Apple and researchers from Stanford Medicine teamed up to conduct a study on whether wearable technology can identify irregular heart rhythms that further indicate a condition. The duo finally released new results from the eight-month study, which had more than 400,000 participants. Apple Watches monitored the participant’s heart rhythm to detect signs of a medical condition called atrial fibrillation.
The results were presented this weekend at the American College of Cardiology conference in New Orleans, sparking a range of reactions from the cardiologists who attended. The discussion even went beyond the Apple Watch, mentioning the role of consumer wearables more broadly in screening and potentially diagnosing disease, as CNBC reports.
Some within the medical community believe there is much optimism as there were 419,000 participants, which is quite higher than most medical research studies. On the other hand, others expressed concern that the Apple Watch could trigger many false alarms.
Most agreed that the results were still preliminary since the full study has yet to be published in a scientific journal. More so, it was an observational study, rather than a randomized controlled trial.
Apple chose to focus on atrial fibrillation, as up to six million people in the United States are impacted by the condition, though many have yet to be diagnosed. For those over the age of 65, the condition puts them at a higher risk for health complications such as a stroke.
Since heart health is the focus for Apple’s efforts in health care, it’s important for the company to gain the support of cardiologists. In order to win over the medical community, Apple needs to open up about the pros and cons and of course, publish research in scientific journals.
“We’re trying to be thoughtful about how we introduce this in partnership with the medical community,” said Sumbul Desai, a physician and Apple’s vice president of health. “We want to hear (from doctors) about all the positives and all the negatives.”
While not all results have been published, researchers disclosed that about 0.5 percent of the approximately 419,000 people who participated in the study received a notification about an irregular heartbeat.
Stanford Medicine’s principal investigator, Mintu Turakhia, pointed to that statistic as an “important finding,” since cardiologists were concerned that the watch would lead to a high rate of false positives, sending people to the doctor’s office unnecessarily.

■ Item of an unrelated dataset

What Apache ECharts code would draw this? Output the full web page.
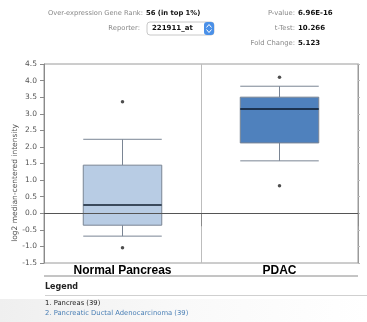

Out of those who did receive a notification, not all of them had followed the protocol, which asked them to contact the researchers for an electrocardiogram patch to confirm the diagnosis. Only roughly 450 did so, which is about 1 in 5.
“It’s possible that the folks who didn’t follow through were primarily those who didn’t have really bothersome symptoms,” said Kumar Dharmarajan, a cardiologist and chief scientific officer at a health insurance company, Clover Health.